Each row links back to the underlying Notion page IDs, Confluence space keys, and Drive file IDs. The agent does not paste content. It writes an interpretation and stores the pointer.

The workflow

A partner closes an engagement and tags it complete in Notion. The Dock knowledge agent picks up the signal, reads the engagement workspace through the Notion API, pulls the matching Confluence retros, and skims any Drive transcripts. It drafts a case-study update following the firm's template and writes a new row to the Case-Study Drafts table. The row names the agent, lists every source document, and assigns a senior consultant who worked the engagement. The senior opens the draft in Dock, sees the agent's interpretation next to live links to the source platforms, and either approves, edits, or requests changes. Approved drafts publish back to the firm's Confluence knowledge base with a footer that names both the drafting agent and the approving consultant. For a deeper read on why attribution matters, see Drafted by agent.
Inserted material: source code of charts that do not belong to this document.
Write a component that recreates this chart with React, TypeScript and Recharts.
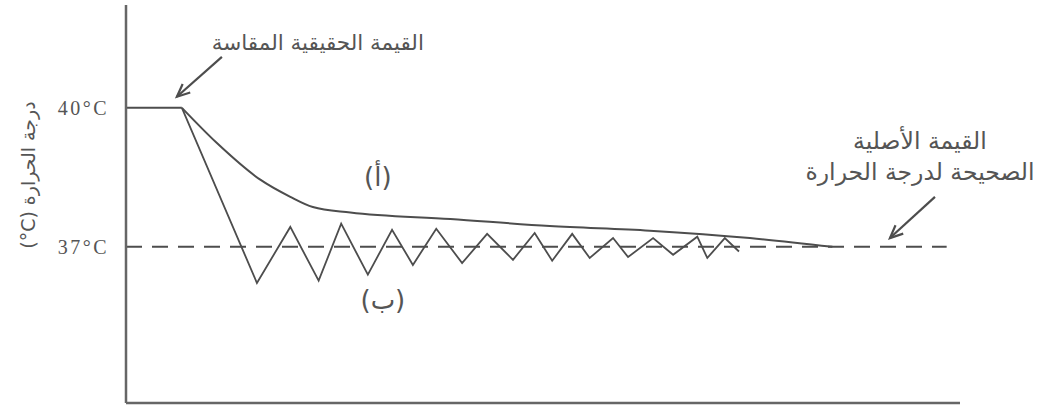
import React from 'react';
import { LineChart, Line, XAxis, YAxis, ReferenceLine, ReferenceDot } from 'recharts';

// time in arbitrary units (0..100), temperature in °C
const plateauTime = [0, 6.7];
const plateauTemp = [40, 40];

// (أ) slow return to the set point
const slowTime = [6.7, 10.9, 16.1, 19.7, 22.4, 26.9, 38.9, 50.8, 62.8, 74.8, 84.7];
const slowTemp = [40, 39.24, 38.45, 38.08, 37.86, 37.74, 37.6, 37.45, 37.35, 37.19, 37.0];

// (ب) oscillating return
const fastTime = [6.7, 15.7, 19.7, 23.1, 25.8, 29.0, 31.9, 34.4, 37.2, 40.3, 43.3, 46.4, 49.0, 51.1, 53.5, 55.6, 58.4, 60.2, 63.2, 65.6, 68.5, 69.7, 71.8, 73.5];
const fastTemp = [40, 36.22, 37.43, 36.27, 37.5, 36.4, 37.37, 36.61, 37.39, 36.65, 37.28, 36.72, 37.3, 36.7, 37.28, 36.76, 37.19, 36.78, 37.19, 36.83, 37.22, 36.76, 37.19, 36.9];

const setPointTime = [0, 98.4];
const setPointTemp = [37, 37];

const tempTicks = [37, 40];

const toRows = (t: number[], v: number[]) => t.map((x, i) => ({ t: x, temp: v[i] }));

const INK = '#4d4d4d';
const TEXT = '#555';
const AR_FONT = '"DejaVu Sans", sans-serif';

const Arrow = (p: any) => {
  const { x1, y1, x2, y2 } = p;
  const ang = Math.atan2(y2 - y1, x2 - x1);
  const len = 14;
  const spread = 0.42;
  const ax = x2 - len * Math.cos(ang - spread);
  const ay = y2 - len * Math.sin(ang - spread);
  const bx = x2 - len * Math.cos(ang + spread);
  const by = y2 - len * Math.sin(ang + spread);
  return (
    <g>
      <line x1={x1} y1={y1} x2={x2} y2={y2} stroke={INK} strokeWidth={2.2} />
      <polyline points={`${ax},${ay} ${x2},${y2} ${bx},${by}`} fill="none" stroke={INK} strokeWidth={2.2} />
    </g>
  );
};

const textAt = (lines: string[], size: number, gap: number, spacing = 0) => (p: any) => {
  const { cx, cy } = p;
  const top = cy - ((lines.length - 1) * gap) / 2;
  return (
    <g>
      {lines.map((s, i) => (
        <text
          key={i}
          x={cx}
          y={top + i * gap}
          textAnchor="middle"
          dominantBaseline="central"
          fontFamily={AR_FONT}
          fontSize={size}
          letterSpacing={spacing}
          fill={TEXT}
        >
          {s}
        </text>
      ))}
    </g>
  );
};

const AxisTitle = (p: any) => {
  const { cx, cy } = p;
  return (
    <text
      x={cx}
      y={cy}
      transform={`rotate(-90, ${cx}, ${cy})`}
      textAnchor="middle"
      dominantBaseline="central"
      fontFamily={AR_FONT}
      fontSize={19}
      fill={TEXT}
    >
      (°C) درجة الحرارة
    </text>
  );
};

export default function App() {
  return (
    <div style={{ position: 'absolute', left: 0, top: 0, width: 1044, height: 409, background: '#fff' }}>
      <LineChart width={1044} height={409} margin={{ top: 5, right: 84, bottom: 0, left: 66 }}>
        <XAxis
          type="number"
          dataKey="t"
          domain={[0, 100]}
          allowDataOverflow
          height={6}
          tick={false}
          tickLine={false}
          axisLine={{ stroke: '#666', strokeWidth: 2.5 }}
        />
        <YAxis
          type="number"
          domain={[33.63, 42.22]}
          allowDataOverflow
          width={60}
          ticks={tempTicks}
          tickSize={0}
          tickLine={false}
          tickMargin={17}
          tickFormatter={(v: number) => `${v}°C`}
          tick={{ fill: TEXT, fontSize: 20, fontFamily: '"Liberation Serif", serif', letterSpacing: 2.5 }}
          axisLine={{ stroke: '#666', strokeWidth: 2.5 }}
        />
        <Line
          data={toRows(setPointTime, setPointTemp)}
          dataKey="temp"
          type="linear"
          stroke={INK}
          strokeWidth={2}
          strokeDasharray="16 10"
          dot={false}
          isAnimationActive={false}
        />
        <Line
          data={toRows(plateauTime, plateauTemp)}
          dataKey="temp"
          type="linear"
          stroke={INK}
          strokeWidth={2}
          dot={false}
          isAnimationActive={false}
        />
        <Line
          data={toRows(slowTime, slowTemp)}
          dataKey="temp"
          type="monotone"
          stroke={INK}
          strokeWidth={2}
          dot={false}
          isAnimationActive={false}
        />
        <Line
          data={toRows(fastTime, fastTemp)}
          dataKey="temp"
          type="linear"
          stroke={INK}
          strokeWidth={1.8}
          dot={false}
          isAnimationActive={false}
        />
        <ReferenceLine segment={[{ x: 11.5, y: 41.1 }, { x: 6.1, y: 40.24 }]} shape={Arrow} />
        <ReferenceLine segment={[{ x: 97.0, y: 38.08 }, { x: 91.6, y: 37.19 }]} shape={Arrow} />
        <ReferenceDot x={23.0} y={41.42} r={0} shape={textAt(['القيمة الحقيقية المقاسة'], 21.5, 0)} />
        <ReferenceDot x={95.2} y={38.96} r={0} shape={textAt(['القيمة الأصلية', 'الصحيحة لدرجة الحرارة'], 23.5, 31)} />
        <ReferenceDot x={30.2} y={38.51} r={0} shape={textAt(['(أ)'], 26, 0, 4)} />
        <ReferenceDot x={30.8} y={35.86} r={0} shape={textAt(['(ب)'], 26, 0, 2)} />
        <ReferenceDot x={-11.75} y={38.55} r={0} ifOverflow="visible" shape={AxisTitle} />
      </LineChart>
    </div>
  );
}
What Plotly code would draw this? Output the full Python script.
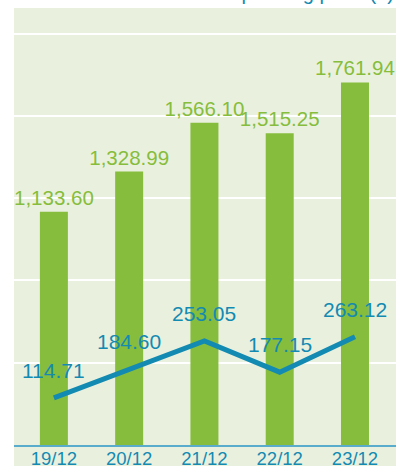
import plotly.graph_objects as go

categories = ["19/12", "20/12", "21/12", "22/12", "23/12"]
bar_values = [1133.60, 1328.99, 1566.10, 1515.25, 1761.94]
line_values = [114.71, 184.60, 253.05, 177.15, 263.12]
bar_labels = ["1,133.60", "1,328.99", "1,566.10", "1,515.25", "1,761.94"]
line_labels = ["114.71", "184.60", "253.05", "177.15", "263.12"]

GREEN = "#86bd3c"
TEAL = "#138ab2"
BG = "#e9f1de"
FONT = "Liberation Sans, Arial, sans-serif"

W, H = 409, 466
ml, mr, mt, mb = 14, 13, 8, 21
plot_h = H - mt - mb

fig = go.Figure()
fig.add_trace(go.Bar(
    x=categories, y=bar_values, marker_color=GREEN, marker_line_width=0,
    text=bar_labels, textposition="outside", constraintext="none",
    textfont=dict(color=GREEN, size=20.5, family=FONT), cliponaxis=False,
    hoverinfo="skip",
))
fig.add_trace(go.Scatter(
    x=categories, y=line_values, yaxis="y2", mode="lines",
    line=dict(color=TEAL, width=5), hoverinfo="skip",
))
for c, v, t in zip(categories, line_values, line_labels):
    fig.add_annotation(x=c, y=v, yref="y2", text=t, showarrow=False,
                       yanchor="bottom", yshift=14,
                       font=dict(color=TEAL, size=21, family=FONT))

# heading that is cut off by the top edge of the picture
fig.add_annotation(x=1, xref="paper", xanchor="right",
                   y=1 + (mt - 6) / plot_h, yref="paper", yanchor="bottom",
                   showarrow=False, text="Net sales / Operating profit (¥)",
                   font=dict(color=TEAL, size=20, family=FONT))

fig.add_shape(type="rect", xref="paper", yref="paper", x0=0, x1=1,
              y0=-mb / plot_h - 0.01, y1=1, fillcolor=BG, line_width=0, layer="below")

fig.update_layout(
    width=W, height=H, margin=dict(l=ml, r=mr, t=mt, b=mb, autoexpand=False),
    paper_bgcolor="white", plot_bgcolor=BG, showlegend=False,
    bargap=0.628,
    xaxis=dict(showline=True, linecolor="#5aaccc", linewidth=2, ticks="",
               range=[-0.53, 4.545], automargin=False, ticklabelstandoff=-4,
               tickfont=dict(color=TEAL, size=18.5, family=FONT), showgrid=False,
               fixedrange=True),
    yaxis=dict(range=[0, 2124], dtick=400, showgrid=True, gridcolor="white",
               gridwidth=2, showticklabels=False, zeroline=False, ticks="",
               automargin=False),
    yaxis2=dict(range=[0, 1063], overlaying="y", showgrid=False,
                showticklabels=False, zeroline=False, ticks="", automargin=False),
)
fig.write_html("out.html")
This loop matches what KCS Academy calls capture-in-workflow: knowledge documented as a byproduct of solving the problem, not as a separate after-hours task (Service Innovation Consortium).

Why it matters

Source Global Research's 2026 work on thought-leadership quality flagged a "sea of sameness" problem across consulting firms (Source Global Research). Firms publish, but the publications do not draw on the firm's own recent project evidence. Dock closes that gap by routing recent engagement data into reviewed case-study updates that carry both agent and senior-consultant fingerprints. Reviewers see exactly what the agent read and exactly what it concluded. The firm gets a knowledge base that is current, attributed, and safe to cite in proposals.

The same architecture supports adjacent practices. The research practice uses it for literature reviews. The design practice uses it for pattern libraries. The IT practice uses it for an internal knowledge base keyed to ticket trends.

Pair this with the broader Dock for consulting and agencies pillar for the full operating picture.

Start a Dock workspace for your knowledge practice

FAQ

Does the agent edit the original Notion or Confluence pages? No. The agent reads through the API and writes interpretations into Dock rows. The source platforms stay untouched until a senior consultant approves a draft and chooses to publish it back to Confluence.

How does a reviewer know what the agent actually read? Every Case-Study Drafts row lists the exact Notion page IDs, Confluence space keys, and Drive file IDs the agent consumed, with timestamps. The reviewer can open any source in one click and compare it to the draft.

Who gets credit on the published case study? Both the drafting agent and the approving senior consultant. The footer reads "Drafted by agent:dock-knowledge-bot, approved by [consultant name]" with the approval timestamp. See agent identity for the underlying model.

What stops the agent from leaking client-confidential material? The agent operates under its own identity with scoped Notion, Confluence, and Drive permissions. It cannot read workspaces it is not invited to, and every read is logged. Senior reviewers see the source list before approving, so PHI or PII issues surface before publication.